** START **

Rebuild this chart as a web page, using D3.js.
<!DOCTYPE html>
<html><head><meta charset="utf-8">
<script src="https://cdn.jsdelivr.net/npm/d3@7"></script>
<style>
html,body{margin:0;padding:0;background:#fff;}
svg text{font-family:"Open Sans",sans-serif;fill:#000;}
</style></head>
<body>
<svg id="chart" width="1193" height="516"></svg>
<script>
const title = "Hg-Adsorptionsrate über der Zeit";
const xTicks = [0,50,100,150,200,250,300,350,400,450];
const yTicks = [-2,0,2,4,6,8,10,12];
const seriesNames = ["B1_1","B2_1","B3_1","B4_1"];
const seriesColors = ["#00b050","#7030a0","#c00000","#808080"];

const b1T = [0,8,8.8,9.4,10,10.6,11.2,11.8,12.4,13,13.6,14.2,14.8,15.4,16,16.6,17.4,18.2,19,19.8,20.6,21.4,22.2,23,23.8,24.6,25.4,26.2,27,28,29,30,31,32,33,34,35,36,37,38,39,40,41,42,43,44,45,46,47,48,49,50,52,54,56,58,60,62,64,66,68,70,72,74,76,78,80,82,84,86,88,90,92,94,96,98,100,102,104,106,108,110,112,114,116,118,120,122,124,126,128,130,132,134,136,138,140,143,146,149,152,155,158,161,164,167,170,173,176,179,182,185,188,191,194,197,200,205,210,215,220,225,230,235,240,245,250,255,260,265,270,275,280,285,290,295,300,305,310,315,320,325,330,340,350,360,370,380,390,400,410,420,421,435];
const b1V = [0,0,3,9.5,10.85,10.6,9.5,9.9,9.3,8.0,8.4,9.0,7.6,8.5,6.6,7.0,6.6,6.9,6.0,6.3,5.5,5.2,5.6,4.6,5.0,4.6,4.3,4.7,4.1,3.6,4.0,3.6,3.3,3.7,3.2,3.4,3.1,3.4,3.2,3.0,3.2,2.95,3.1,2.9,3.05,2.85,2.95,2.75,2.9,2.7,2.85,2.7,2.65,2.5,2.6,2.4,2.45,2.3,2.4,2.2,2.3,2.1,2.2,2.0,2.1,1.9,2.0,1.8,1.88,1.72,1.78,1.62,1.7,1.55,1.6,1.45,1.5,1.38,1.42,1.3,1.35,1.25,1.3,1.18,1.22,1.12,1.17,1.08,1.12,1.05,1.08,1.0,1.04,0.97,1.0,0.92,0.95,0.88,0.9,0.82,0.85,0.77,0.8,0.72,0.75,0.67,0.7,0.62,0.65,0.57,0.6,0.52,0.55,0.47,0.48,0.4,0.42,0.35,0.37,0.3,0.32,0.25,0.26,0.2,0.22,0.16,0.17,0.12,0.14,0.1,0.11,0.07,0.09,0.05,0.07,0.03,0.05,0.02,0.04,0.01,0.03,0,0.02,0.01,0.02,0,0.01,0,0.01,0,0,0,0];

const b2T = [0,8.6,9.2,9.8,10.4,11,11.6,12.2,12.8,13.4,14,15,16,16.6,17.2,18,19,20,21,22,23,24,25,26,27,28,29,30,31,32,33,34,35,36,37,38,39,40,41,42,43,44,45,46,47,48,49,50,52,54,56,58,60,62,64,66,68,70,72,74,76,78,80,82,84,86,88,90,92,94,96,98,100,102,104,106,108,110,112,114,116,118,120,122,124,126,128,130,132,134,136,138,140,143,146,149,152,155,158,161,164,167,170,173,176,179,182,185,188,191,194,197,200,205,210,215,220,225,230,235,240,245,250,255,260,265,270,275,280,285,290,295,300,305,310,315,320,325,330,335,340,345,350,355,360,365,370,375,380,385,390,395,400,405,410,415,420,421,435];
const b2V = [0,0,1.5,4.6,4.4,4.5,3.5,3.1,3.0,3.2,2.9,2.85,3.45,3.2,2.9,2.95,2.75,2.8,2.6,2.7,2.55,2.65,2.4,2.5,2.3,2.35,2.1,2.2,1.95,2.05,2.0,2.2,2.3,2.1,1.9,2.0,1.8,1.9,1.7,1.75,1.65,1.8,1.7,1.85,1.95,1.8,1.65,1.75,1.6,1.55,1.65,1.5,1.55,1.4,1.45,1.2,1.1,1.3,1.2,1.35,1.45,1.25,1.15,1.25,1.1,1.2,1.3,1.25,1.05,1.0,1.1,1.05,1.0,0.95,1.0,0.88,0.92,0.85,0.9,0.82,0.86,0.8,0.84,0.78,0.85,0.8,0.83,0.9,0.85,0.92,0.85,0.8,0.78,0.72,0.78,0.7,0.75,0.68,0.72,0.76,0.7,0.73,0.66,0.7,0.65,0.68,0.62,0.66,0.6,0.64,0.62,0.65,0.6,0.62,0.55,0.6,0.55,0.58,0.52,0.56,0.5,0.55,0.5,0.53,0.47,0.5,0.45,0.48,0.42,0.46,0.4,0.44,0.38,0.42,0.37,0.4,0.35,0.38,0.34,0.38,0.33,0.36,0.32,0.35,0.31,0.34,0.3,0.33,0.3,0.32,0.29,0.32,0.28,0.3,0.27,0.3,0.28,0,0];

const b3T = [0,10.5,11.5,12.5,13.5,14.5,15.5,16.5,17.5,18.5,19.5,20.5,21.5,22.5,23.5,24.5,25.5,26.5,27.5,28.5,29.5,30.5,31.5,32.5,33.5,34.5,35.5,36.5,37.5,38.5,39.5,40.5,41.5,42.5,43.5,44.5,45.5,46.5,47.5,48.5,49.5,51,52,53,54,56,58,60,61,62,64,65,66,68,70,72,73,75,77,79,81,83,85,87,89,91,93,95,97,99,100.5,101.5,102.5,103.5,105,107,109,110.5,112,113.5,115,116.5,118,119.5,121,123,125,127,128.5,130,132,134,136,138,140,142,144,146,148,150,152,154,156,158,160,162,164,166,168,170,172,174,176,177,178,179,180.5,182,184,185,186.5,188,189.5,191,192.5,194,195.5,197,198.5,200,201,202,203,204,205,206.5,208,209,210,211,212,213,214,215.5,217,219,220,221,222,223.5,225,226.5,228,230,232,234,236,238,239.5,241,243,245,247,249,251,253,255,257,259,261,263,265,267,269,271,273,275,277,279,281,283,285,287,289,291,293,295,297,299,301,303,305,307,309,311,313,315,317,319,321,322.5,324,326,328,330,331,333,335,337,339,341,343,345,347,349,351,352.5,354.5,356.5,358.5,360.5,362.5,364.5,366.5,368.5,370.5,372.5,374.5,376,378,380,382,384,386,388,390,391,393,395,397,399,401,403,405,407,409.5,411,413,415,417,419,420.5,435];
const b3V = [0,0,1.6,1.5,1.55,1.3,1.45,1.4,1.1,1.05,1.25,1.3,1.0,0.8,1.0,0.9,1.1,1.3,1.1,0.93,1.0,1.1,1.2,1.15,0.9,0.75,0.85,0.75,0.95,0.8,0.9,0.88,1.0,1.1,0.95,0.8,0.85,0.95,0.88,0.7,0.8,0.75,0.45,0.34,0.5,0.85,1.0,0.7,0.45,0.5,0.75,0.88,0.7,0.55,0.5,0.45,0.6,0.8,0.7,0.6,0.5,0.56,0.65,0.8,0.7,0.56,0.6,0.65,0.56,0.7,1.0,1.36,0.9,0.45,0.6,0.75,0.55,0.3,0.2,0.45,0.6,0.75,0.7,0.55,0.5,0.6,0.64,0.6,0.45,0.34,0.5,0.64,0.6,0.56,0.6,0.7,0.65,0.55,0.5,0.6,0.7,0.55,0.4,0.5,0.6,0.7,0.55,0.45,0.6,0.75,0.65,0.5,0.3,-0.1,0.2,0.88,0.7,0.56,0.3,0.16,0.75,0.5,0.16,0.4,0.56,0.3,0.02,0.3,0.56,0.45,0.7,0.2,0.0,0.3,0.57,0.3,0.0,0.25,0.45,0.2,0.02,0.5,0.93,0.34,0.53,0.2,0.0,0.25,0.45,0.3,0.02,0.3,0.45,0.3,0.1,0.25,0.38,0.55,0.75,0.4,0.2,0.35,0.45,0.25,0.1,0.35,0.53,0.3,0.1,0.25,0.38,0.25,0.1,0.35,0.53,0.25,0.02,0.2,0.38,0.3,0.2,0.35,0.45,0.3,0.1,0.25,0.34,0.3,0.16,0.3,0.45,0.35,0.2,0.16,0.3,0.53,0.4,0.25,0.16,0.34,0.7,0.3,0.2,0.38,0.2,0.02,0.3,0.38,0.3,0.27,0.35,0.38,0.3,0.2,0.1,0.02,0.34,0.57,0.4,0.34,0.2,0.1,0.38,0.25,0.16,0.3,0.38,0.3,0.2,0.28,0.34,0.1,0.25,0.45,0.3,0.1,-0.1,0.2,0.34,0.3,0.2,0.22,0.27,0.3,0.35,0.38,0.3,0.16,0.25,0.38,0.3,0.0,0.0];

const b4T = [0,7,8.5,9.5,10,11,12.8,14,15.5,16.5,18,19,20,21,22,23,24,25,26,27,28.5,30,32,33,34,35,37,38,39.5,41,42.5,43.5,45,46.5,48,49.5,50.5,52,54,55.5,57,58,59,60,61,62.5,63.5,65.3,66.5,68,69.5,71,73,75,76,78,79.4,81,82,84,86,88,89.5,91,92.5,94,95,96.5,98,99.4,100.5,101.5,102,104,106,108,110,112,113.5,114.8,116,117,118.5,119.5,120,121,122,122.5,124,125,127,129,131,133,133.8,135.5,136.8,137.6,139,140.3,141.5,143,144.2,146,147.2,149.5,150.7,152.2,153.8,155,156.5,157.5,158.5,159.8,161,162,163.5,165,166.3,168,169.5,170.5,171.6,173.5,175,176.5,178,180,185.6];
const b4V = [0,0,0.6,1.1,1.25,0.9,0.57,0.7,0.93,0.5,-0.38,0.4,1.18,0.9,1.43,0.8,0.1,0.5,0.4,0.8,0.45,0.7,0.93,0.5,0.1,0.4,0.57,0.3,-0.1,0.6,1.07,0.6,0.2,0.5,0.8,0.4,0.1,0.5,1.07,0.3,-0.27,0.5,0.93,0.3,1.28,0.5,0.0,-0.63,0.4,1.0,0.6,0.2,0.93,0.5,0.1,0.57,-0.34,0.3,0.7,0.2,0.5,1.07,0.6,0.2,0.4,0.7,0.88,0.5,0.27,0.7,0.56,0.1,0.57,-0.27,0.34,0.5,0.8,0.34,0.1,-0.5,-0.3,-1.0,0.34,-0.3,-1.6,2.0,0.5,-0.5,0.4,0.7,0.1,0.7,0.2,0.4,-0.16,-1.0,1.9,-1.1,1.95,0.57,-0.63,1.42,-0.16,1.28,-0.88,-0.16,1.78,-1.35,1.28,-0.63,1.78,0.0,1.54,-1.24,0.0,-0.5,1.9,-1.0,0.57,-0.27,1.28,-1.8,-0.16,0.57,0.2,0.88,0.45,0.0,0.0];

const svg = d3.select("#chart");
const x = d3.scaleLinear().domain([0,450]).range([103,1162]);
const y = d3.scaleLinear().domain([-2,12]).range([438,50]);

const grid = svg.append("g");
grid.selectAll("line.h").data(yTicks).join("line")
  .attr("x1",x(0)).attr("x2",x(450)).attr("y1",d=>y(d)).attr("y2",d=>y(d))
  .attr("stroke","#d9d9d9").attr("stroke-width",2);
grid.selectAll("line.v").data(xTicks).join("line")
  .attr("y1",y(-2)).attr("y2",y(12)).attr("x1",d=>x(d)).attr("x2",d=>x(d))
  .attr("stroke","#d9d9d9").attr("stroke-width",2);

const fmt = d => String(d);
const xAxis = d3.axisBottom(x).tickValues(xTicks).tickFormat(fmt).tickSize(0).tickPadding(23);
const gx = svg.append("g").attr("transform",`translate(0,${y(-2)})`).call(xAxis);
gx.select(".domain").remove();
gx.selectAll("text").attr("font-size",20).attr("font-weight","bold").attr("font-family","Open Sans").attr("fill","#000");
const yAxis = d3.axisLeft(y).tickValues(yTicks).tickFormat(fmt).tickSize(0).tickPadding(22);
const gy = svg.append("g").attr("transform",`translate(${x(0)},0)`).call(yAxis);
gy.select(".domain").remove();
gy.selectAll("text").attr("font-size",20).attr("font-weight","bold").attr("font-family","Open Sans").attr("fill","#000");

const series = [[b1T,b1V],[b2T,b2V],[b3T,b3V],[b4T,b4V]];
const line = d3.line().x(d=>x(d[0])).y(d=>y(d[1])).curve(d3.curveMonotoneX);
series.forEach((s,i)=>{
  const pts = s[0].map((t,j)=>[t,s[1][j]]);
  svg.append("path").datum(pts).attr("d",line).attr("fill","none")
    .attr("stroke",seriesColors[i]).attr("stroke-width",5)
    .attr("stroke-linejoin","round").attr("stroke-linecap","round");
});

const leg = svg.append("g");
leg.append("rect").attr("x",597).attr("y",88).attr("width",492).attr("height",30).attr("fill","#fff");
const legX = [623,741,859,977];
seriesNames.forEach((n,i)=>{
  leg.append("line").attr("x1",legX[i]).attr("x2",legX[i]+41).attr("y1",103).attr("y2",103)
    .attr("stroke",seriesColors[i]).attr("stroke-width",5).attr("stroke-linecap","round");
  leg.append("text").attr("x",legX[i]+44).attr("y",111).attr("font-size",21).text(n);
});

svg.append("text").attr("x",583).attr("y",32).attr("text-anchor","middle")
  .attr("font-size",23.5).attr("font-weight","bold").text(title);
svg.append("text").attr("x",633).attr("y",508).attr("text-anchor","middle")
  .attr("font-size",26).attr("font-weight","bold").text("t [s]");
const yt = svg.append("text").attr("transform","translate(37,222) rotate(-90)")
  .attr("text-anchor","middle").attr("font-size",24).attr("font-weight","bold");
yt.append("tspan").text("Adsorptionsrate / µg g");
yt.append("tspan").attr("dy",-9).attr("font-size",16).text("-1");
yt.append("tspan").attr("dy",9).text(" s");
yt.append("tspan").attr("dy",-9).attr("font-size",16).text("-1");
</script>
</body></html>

** END **
** START **

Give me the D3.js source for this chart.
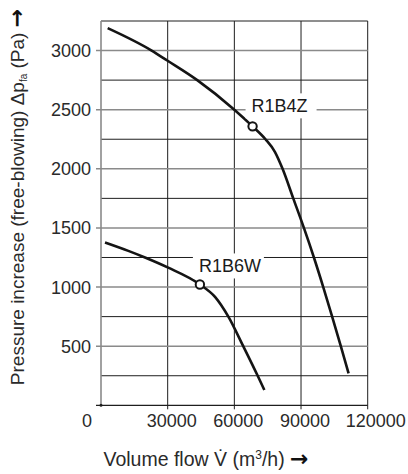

** END **

Exercise description
Nothing but a number is needed here: how many lines hold the string "this"?

Result of the task
2